Measuring GPS Speed Accuracy

 How do you know how accurate your GPS is? This question once again came up when I started looking into a "plug and play" GPS. Unfortunately, there's no simple answer to this question, so there will be a few posts looking at different aspects.

In search of the answer, the first thing to try is to use two GPS units right next to each other, and compare their speeds. Here is an example where I compared two Motion GPS units in a driving test:

The speeds from one unit are drawn in red, the speeds from the other unit in blue. A lot of times, the speeds are so close that only one color is visible. Here's a zoom-in:
In the selected 10 second region (highlighted in yellow), the two GPS units gave almost identical speeds. For individual points, the speed differences were mostly below 0.1 knots; over the 10-second region, the average speeds were 13.482 and 13.486 knots. That's a rather small difference of 0.004 knots!

But the graph shows that this is not always the case. If we look at the region to the right, the observed differences get much larger:
Here, one GPS reports a 10-second average speed of 19.926 knots, while the other GPS reports 19.664 knots - a difference of 0.262 knots. In the context of a speed competition like the GPS Team Challenge, that's a pretty large difference. One interesting thing to note is that the speeds some times deviate significantly for more than a second; the dip in the red track in the picture above, for example, is about 3 seconds long. This is non-random error: in the 10 Hz data for the graph above, the "dip" extends over almost 30 points, which we'd expect to happen once every billion points by chance. We'll get back to this when we look at estimating the likely error of speed results.

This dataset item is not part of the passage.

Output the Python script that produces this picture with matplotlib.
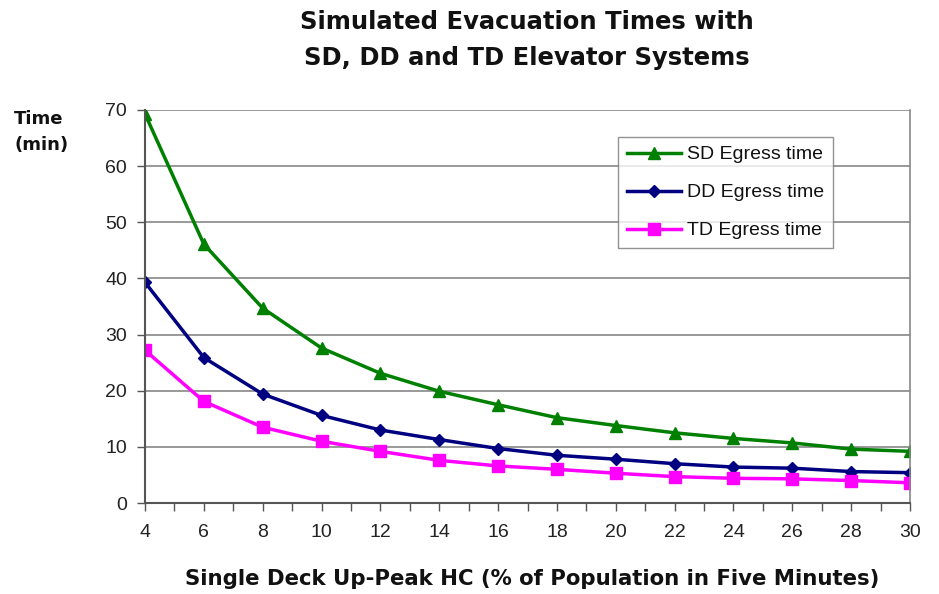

The most straightforward way to compare different GPS units is to compare the results in different top speed categories. Here's a look at some of these, generated using the "Compare files" function in GPS Speedreader:
The table shows the speed results for the two devices, as well as the "two sigma" error estimates in the "+/-" column. The calculation of the result error estimates assumes that the errors are random, so that they would cancel each other out more and more when we look at more points: longer times or longer distances. This leads to higher error estimates for the 2 second results, roughly 2-fold lower estimates for the 10 second results, and very low estimates for the nautical mile (1852 m) and the 1 hour results. About 95 out of 100 times, we expect the "true" speed to be within the range defined by the +/- numbers. Most of the time, we expect the ranges of the two devices to overlap. Only about 1 in 10,000 results would be expect random errors to cause the results to be so different that the ranges do not overlap - which GPS Speedreader highlights by using a red background.

But the table shows that 5 of the 14 results are more different than expected. 5 out of 14, not one in ten thousand! There are three possible (and not mutually exclusive) explanations for this:
  1. One (or both) of the GPS units is not working correctly.
  2. The error in not random, so that the conclusions based on assuming random error are incorrect.
  3. The single-point error estimates that the GPS gives are too optimistic.
Let's have one more look at the data, and this time, include a graph of the single-point error estimates:

We can see that the point error estimates in the regions where the curves diverge are larger, which is a good sign. But do they increase enough? And is the difference that we see due to one GPS being "wrong", or do both of them disagree, and the truth lies somewhere in the middle? To answer these questions, we need more data.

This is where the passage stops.